Rosa Menkman: When I realised I would have the opportunity to become a professional Cyclops hunter, through the support of the NeMe/EMAP residency programme, I immediately started collecting information on three specific Cyclopes lineages. Specifically: in Italy, around the island Sicily, which was home to the three elder Cyclopes. Greece and her island Serifos, home to the younger Cyclopes and Cyprus, an island filled with older but also contemporary Cyclop references. Especially the latter, where NeMe and my residency are situated, really helped me consider Cyclops’ vision.
Cyclopes are famous mythical creatures, known for their gargantuan physique and single round eye. However, beyond their most famous features, and maybe a name born by a single Cyclop, Polyphemus, little is known about them amongst the general audience. In fact, Cyclopes seem shrouded in mystery, sparking general questions such as: “do contemporary Cyclopes still live in caves?,” or “have they relocated elsewhere?” and if so, how do Cyclopes perceive the world today, outside their dark caves? I think what is interesting about their mythology, is that it invokes not just questions about older times, but actually forces us to reconsider contemporary modes of blindness or learning how to see /something/ one was previously blind too.
NeMe: For your EMAP residency at NeMe, you are working with the Cypriot artist Pandelis Diamantides and the Romanian Taietzel Ticalos as collaborators. You have also connected to the computer programmer Marios Isaakides for technical support, and curator Irini Mirena Papadimitriou as mentor. Tell me a bit about how these collaborations started and what they have been like?
Rosa Menkman: As soon as I started calling myself a professional Cyclops hunter, friends from all over the world started sharing pieces of information with me, including Pandelis Diamantides and Taietzel Ticalos, who were especially encouraging and supportive of my quest. I found I could actually discuss what could otherwise have been a quite alienating and difficult journey. In the end, it felt only natural to involve them. Pandelis is creating the sound for Refractions in Light and Time, and Taietzel is helping me with Cyclopean writing. Marios has been a local ally, generously sharing his curiosity and connections. Finally, meeting and spending some dedicated time with Irini was great, as she has an incredible trove of information not just about contemporary politics of water – which is where one consideration of contemporary CYCLOPS comes in (think for instance about The Cyprus Center for Land, Open-seas and Port Security) but she also used to live in Italy, studying all things gargantuesque. Finally I would like to add that you and Helene from NeMe were also of great support, both practically, personally and by pushing me a bit into directions I might not have dared going otherwise.

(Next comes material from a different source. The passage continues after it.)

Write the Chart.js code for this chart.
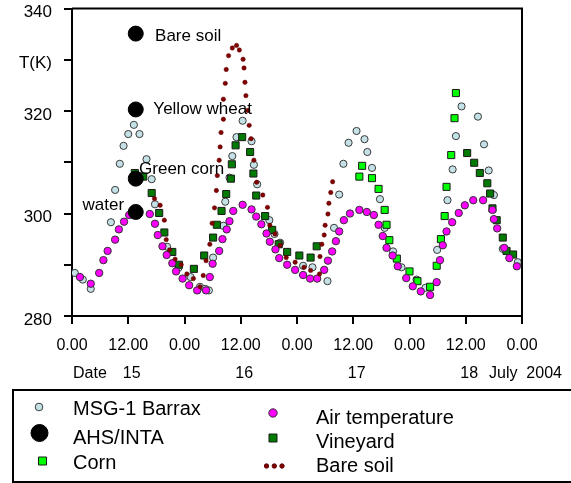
<!DOCTYPE html>
<html>
<head>
<meta charset="utf-8">
<script src="https://cdn.jsdelivr.net/npm/chart.js@4.4.0/dist/chart.umd.min.js"></script>
<style>
  html, body { margin: 0; padding: 0; background: #fff; }
</style>
</head>
<body>
<canvas id="chart" width="571" height="483"></canvas>
<script>
const FONT = "'Liberation Sans', Arial, sans-serif";

// x values are hours after 0.00 on 15 July 2004, y values are T(K)
const msgHours = [0.6, 2.3, 4.0, 8.3, 9.2, 10.2, 11.0, 12.0, 13.2, 14.4, 15.9, 17.0, 17.7, 20.3, 22.7,
  25.3, 27.3, 28.4, 29.2, 30.1, 32.3, 32.7, 33.6, 34.2, 35.1, 36.4, 38.3, 38.8, 39.5, 42.1, 43.2, 44.4,
  49.3, 51.3, 54.5, 55.9, 57.0, 57.9, 59.0, 60.7, 62.4, 63.0, 64.0, 65.7, 66.7, 68.5, 70.3, 73.5, 75.4,
  77.9, 80.1, 81.2, 81.9, 83.1, 86.6, 87.9, 88.9, 90.0, 91.9, 95.1];
const msgTemp = [288.4, 287.1, 285.3, 298.3, 304.6, 309.7, 313.2, 315.5, 317.3, 315.5, 310.6, 306.7, 301.8, 293.5, 289.4,
  287.6, 285.7, 285.3, 285.0, 291.4, 297.6, 302.3, 307.0, 311.2, 314.9, 318.1, 314.1, 309.5, 305.7, 298.7, 296.0, 294.3,
  289.8, 289.5, 286.8, 297.2, 303.7, 309.7, 313.8, 316.1, 314.5, 312.0, 308.9, 302.8, 297.2, 292.6, 289.5, 287.1, 285.5,
  292.9, 302.6, 308.6, 315.1, 320.9, 318.9, 313.5, 308.4, 303.6, 293.1, 290.5];

const ahsHours = [13.6, 13.6, 13.6, 13.6];
const ahsTemp = [335.1, 320.3, 306.8, 300.3];
const ahsLabels = ['Bare soil', 'Yellow wheat', 'Green corn', 'water'];

const cornHours = [61.3, 61.9, 64.0, 65.4, 66.7, 67.1, 67.7, 69.3, 72.0, 73.7, 76.4, 77.8, 78.7, 79.5, 79.9, 80.9, 81.6, 81.9];
const cornTemp = [307.2, 309.3, 306.9, 304.8, 300.7, 297.8, 294.8, 291.2, 288.7, 286.8, 285.7, 289.8, 295.0, 299.5, 305.2, 311.4, 318.6, 323.5];

const airHours = [1.7, 4.0, 5.8, 6.7, 7.6, 9.2, 10.0, 11.1, 12.2, 13.8, 16.6, 17.7, 18.3, 19.3, 20.2, 21.4, 22.2, 23.6,
  25.0, 26.7, 28.6, 29.4, 30.0, 31.4, 32.1, 33.0, 33.6, 34.4, 36.4, 38.3, 39.3, 40.4, 41.5, 42.2, 43.4, 44.2, 45.9,
  47.6, 49.3, 50.8, 52.3, 53.8, 54.6, 55.5, 56.3, 57.0, 58.0, 59.3, 61.3, 62.9, 64.4, 65.4, 66.3, 67.1, 68.4, 69.5,
  71.3, 72.7, 74.4, 76.4, 77.8, 78.5, 79.1, 79.9, 81.1, 82.5, 83.8, 85.6, 87.7, 89.7, 90.0, 90.7, 92.2, 93.3, 94.9];
const airTemp = [287.6, 286.3, 288.4, 290.9, 292.7, 294.9, 296.9, 298.4, 299.7, 300.2, 299.9, 298.0, 295.8, 293.6, 291.9, 290.3, 288.7, 287.3,
  286.0, 285.0, 285.0, 287.6, 290.2, 292.7, 295.0, 296.9, 298.5, 300.5, 301.7, 300.8, 299.4, 297.9, 296.1, 294.5, 293.0, 291.3, 290.0,
  289.0, 288.0, 287.3, 287.3, 289.0, 290.8, 292.6, 294.6, 296.5, 298.7, 300.0, 300.7, 300.3, 299.7, 297.8, 295.6, 293.3, 291.8, 289.7,
  287.4, 285.8, 284.8, 284.1, 286.6, 290.9, 293.8, 296.5, 298.3, 300.1, 301.6, 302.6, 302.6, 300.7, 298.9, 297.1, 293.3, 291.3, 289.7];

const vineHours = [13.4, 15.2, 17.0, 18.6, 19.7, 21.4, 22.8, 26.0, 28.2, 30.1, 30.9, 31.9, 32.9, 33.9, 34.1, 34.9, 36.3,
  38.0, 38.7, 39.3, 41.2, 42.7, 44.1, 45.9, 48.5, 50.9, 52.2,
  84.3, 85.8, 87.0, 88.6, 89.2, 89.7, 90.6, 91.9, 92.7, 94.1];
const vineTemp = [307.9, 307.2, 304.0, 300.1, 296.3, 292.5, 290.0, 289.2, 291.8, 295.3, 297.8, 300.5, 303.8, 306.8, 309.6, 313.3, 314.9,
  312.0, 307.8, 303.5, 299.5, 296.8, 294.0, 292.5, 291.8, 291.4, 293.6,
  311.8, 309.9, 307.9, 305.9, 303.9, 301.0, 298.7, 295.3, 292.7, 292.0];

const soilHours = [17.6, 18.8, 19.7, 20.1, 20.8, 22.0, 23.3, 24.5, 25.9, 27.3, 28.0, 28.6, 29.4, 29.9, 30.4, 30.8, 31.0,
  31.4, 31.6, 31.8, 32.3, 32.3, 32.7, 32.9, 33.4, 34.2, 35.1, 35.7, 36.5, 36.7, 36.9, 37.1, 37.5, 37.8, 38.2, 38.8,
  39.4, 40.7, 41.7, 42.2, 43.3, 44.4, 45.7, 47.6, 49.5, 50.9, 52.8, 52.9, 53.3, 53.8, 54.0, 54.6, 54.8, 55.2, 55.6];
const soilTemp = [302.9, 301.6, 298.7, 294.9, 292.9, 291.1, 290.0, 288.2, 287.3, 285.7, 287.9, 290.8, 294.0, 298.1, 301.1, 304.5, 307.4,
  310.4, 313.0, 315.8, 318.4, 322.3, 325.4, 328.1, 330.8, 332.3, 332.8, 331.9, 330.1, 328.4, 325.6, 323.0, 320.1, 317.2, 314.6, 310.4,
  306.1, 303.6, 301.2, 297.7, 296.0, 293.8, 291.4, 290.5, 289.5, 288.9, 288.2, 291.6, 294.0, 295.8, 297.7, 299.9, 302.0, 304.1, 306.2];

const xTickText = ['0.00', '12.00', '0.00', '12.00', '0.00', '12.00', '0.00', '12.00', '0.00'];
const yTickValues = [280, 290, 300, 310, 320, 330, 340];
const yTickText = ['280', '', '300', '', '320', 'T(K)', '340'];
const dateHours = [12, 36, 60, 84];
const dateText = ['15', '16', '17', '18'];

function pts(xs, ys) {
  return xs.map((x, i) => ({ x: x, y: ys[i] }));
}

const datasets = [
  { label: 'AHS/INTA', data: pts(ahsHours, ahsTemp), pointStyle: 'circle', pointRadius: 7.5,
    backgroundColor: '#000000', borderColor: '#000000', borderWidth: 1 },
  { label: 'Bare soil', data: pts(soilHours, soilTemp), pointStyle: 'circle', pointRadius: 2.2,
    backgroundColor: '#800000', borderColor: '#600000', borderWidth: 0.5 },
  { label: 'Air temperature', data: pts(airHours, airTemp), pointStyle: 'circle', pointRadius: 3.7,
    backgroundColor: '#ff00ff', borderColor: '#333333', borderWidth: 1 },
  { label: 'Corn', data: pts(cornHours, cornTemp), pointStyle: 'rect', pointRadius: 5,
    backgroundColor: '#00ff00', borderColor: '#1a1a1a', borderWidth: 1 },
  { label: 'Vineyard', data: pts(vineHours, vineTemp), pointStyle: 'rect', pointRadius: 5,
    backgroundColor: '#007a00', borderColor: '#1a1a1a', borderWidth: 1 },
  { label: 'MSG-1 Barrax', data: pts(msgHours, msgTemp), pointStyle: 'circle', pointRadius: 3.6,
    backgroundColor: '#c4e2e6', borderColor: '#3a3a3a', borderWidth: 1 }
];

function marker(ctx, ds, x, y, r) {
  ctx.fillStyle = ds.backgroundColor;
  ctx.strokeStyle = ds.borderColor;
  ctx.lineWidth = 1;
  ctx.beginPath();
  if (ds.pointStyle === 'rect') ctx.rect(x - r, y - r, 2 * r, 2 * r);
  else ctx.arc(x, y, r, 0, Math.PI * 2);
  ctx.fill();
  ctx.stroke();
}

const decor = {
  id: 'decor',
  afterDraw(chart) {
    const ctx = chart.ctx;
    const a = chart.chartArea;
    const xs = chart.scales.x;
    const ds = chart.data.datasets;
    const byLabel = l => ds.find(d => d.label === l);
    ctx.save();

    // frame top / right
    ctx.strokeStyle = '#000';
    ctx.lineWidth = 2;
    ctx.beginPath();
    ctx.moveTo(a.left, a.top);
    ctx.lineTo(a.right, a.top);
    ctx.lineTo(a.right, a.bottom);
    ctx.stroke();

    // labels next to the AHS points
    const meta = chart.getDatasetMeta(0);
    const offs = [[19.3, 7, 'left'], [17.6, 4.4, 'left'], [3.3, -5, 'left'], [-11.7, -1.7, 'right']];
    ctx.fillStyle = '#000';
    ctx.font = '17px ' + FONT;
    ctx.textBaseline = 'alphabetic';
    meta.data.forEach((p, i) => {
      ctx.textAlign = offs[i][2];
      ctx.fillText(ahsLabels[i], p.x + offs[i][0], p.y + offs[i][1]);
    });

    // date row
    ctx.font = '16px ' + FONT;
    ctx.textBaseline = 'middle';
    ctx.textAlign = 'left';
    ctx.fillText('Date', xs.getPixelForValue(0) + 1, 374);
    ctx.textAlign = 'center';
    dateHours.forEach((h, i) => ctx.fillText(dateText[i], xs.getPixelForValue(h) + 3.5, 374));
    ctx.textAlign = 'left';
    ctx.fillText('July  2004', 489, 374);

    // legend box
    ctx.lineWidth = 2;
    ctx.strokeStyle = '#000';
    ctx.strokeRect(13, 390, 600, 92);

    marker(ctx, byLabel('MSG-1 Barrax'), 39, 407, 3.8);
    marker(ctx, byLabel('AHS/INTA'), 39.5, 433, 8.5);
    marker(ctx, byLabel('Corn'), 42.5, 461, 4);
    marker(ctx, byLabel('Air temperature'), 273, 413, 4.2);
    marker(ctx, byLabel('Vineyard'), 273, 438, 4);
    const soil = byLabel('Bare soil');
    [266.5, 274.3, 282].forEach(x => marker(ctx, soil, x, 466, 2.2));

    ctx.font = '20px ' + FONT;
    ctx.fillStyle = '#000';
    ctx.textAlign = 'left';
    ctx.textBaseline = 'middle';
    ctx.fillText('MSG-1 Barrax', 73, 409);
    ctx.fillText('AHS/INTA', 73, 438);
    ctx.fillText('Corn', 73, 463);
    ctx.fillText('Air temperature', 316, 418);
    ctx.fillText('Vineyard', 316, 442);
    ctx.fillText('Bare soil', 316, 466);
    ctx.restore();
  }
};

new Chart(document.getElementById('chart'), {
  type: 'scatter',
  data: { datasets: datasets },
  options: {
    responsive: false,
    animation: false,
    events: [],
    layout: { padding: { top: 5, right: 49, left: 0, bottom: 0 } },
    plugins: { legend: { display: false }, tooltip: { enabled: false } },
    scales: {
      x: {
        type: 'linear', min: 0, max: 96,
        afterFit: s => { s.height = 167; s.paddingLeft = 0; s.paddingRight = 0; },
        border: { display: true, color: '#000', width: 2 },
        grid: { drawOnChartArea: false, drawTicks: true, tickLength: 8, color: '#000', lineWidth: 2 },
        ticks: {
          stepSize: 12, autoSkip: false, maxRotation: 0, padding: 12, color: '#000',
          font: { family: FONT, size: 16 },
          callback: v => xTickText[Math.round(v / 12)]
        }
      },
      y: {
        type: 'linear', min: 280, max: 340,
        afterFit: s => { s.width = 72; s.paddingTop = 0; s.paddingBottom = 0; },
        border: { display: true, color: '#000', width: 2 },
        grid: { drawOnChartArea: false, drawTicks: true, tickLength: 8, color: '#000', lineWidth: 2 },
        ticks: {
          stepSize: 10, padding: 12, labelOffset: 4, color: '#000',
          font: { family: FONT, size: 17 },
          callback: v => { const i = yTickValues.indexOf(v); return i < 0 ? '' : yTickText[i]; }
        }
      }
    }
  },
  plugins: [decor]
});
</script>
</body>
</html>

NeMe: With the recent expansion and developments in 3D rendering technologies for the web, why do you think it is important for artists to embrace the medium and how does this change how you approach your work? You are a media artist working with 3D and storytelling. How do you fuse your storytelling with the digital?
Rosa Menkman: Recent developments in web 3D rendering technologies are offering artists and developers new tools to consolidate collaboration, shared web experience and other forms of creative expression. They introduce new explorations not just on a technological, but also on an aesthetic and narrative level. At the moment I am using the 3D world building environment New Art City (NAC), which is best described as a live, multiplayer environment that offers a virtual space for artists to install their work in. The environment also provides tools that simplify the process of producing a 3D website. With the help of such web platforms, I believe we are at the cusp of a whole new paradigm that combines live performance with storytelling, which is just right now being discovered through experimental and hybrid online/in-person events that use the real-time rendering engines for cutting edge networked performances. The work I am developing within the scope of the NeMe/EMAP residency specifically, is using NAC to create an environment for interactive storytelling. The work involves custom, in environment-triggered scripting, video and audio objects and a spoken word component. Using all these at set times, I weave the lines between digital storytelling, video and games.
NeMe: You have had a number of residencies in various venues, but maybe Cyprus is a special case because of its geo-location. How have you experienced the periphery of the European new media arts scene? How has your residency at NeMe informed your practice?
Rosa Menkman: Cyprus, and especially Limassol, is a hard place to penetrate. Everyday I feel like I am walking through a giant Russian offshore bank. It’s macho, there is lots of extra statecraft everywhere. It is militarised and split into all types of pieces. It is easily alienating. As Egor wrote to me: “its an island of Special-Economic Militarist Multi Sovereign Europeism.”
All in all, it took me a moment to learn to see its beauty. But as I wrote earlier, with the help of just a few new friends and NeMe (which is more like family) it has been extremely welcoming too. It made it possible for me to work on something that is both reflective on the local – Cyprus – and on myself. To connect different elements of my practice – the researching of resolutions – and to overcome a form of ‘blindness’ through a lack of knowledge.
Refractions in Light and Time will be a work in which the Angel of History takes us on her Mission to Learn from Cyclops’ Vision.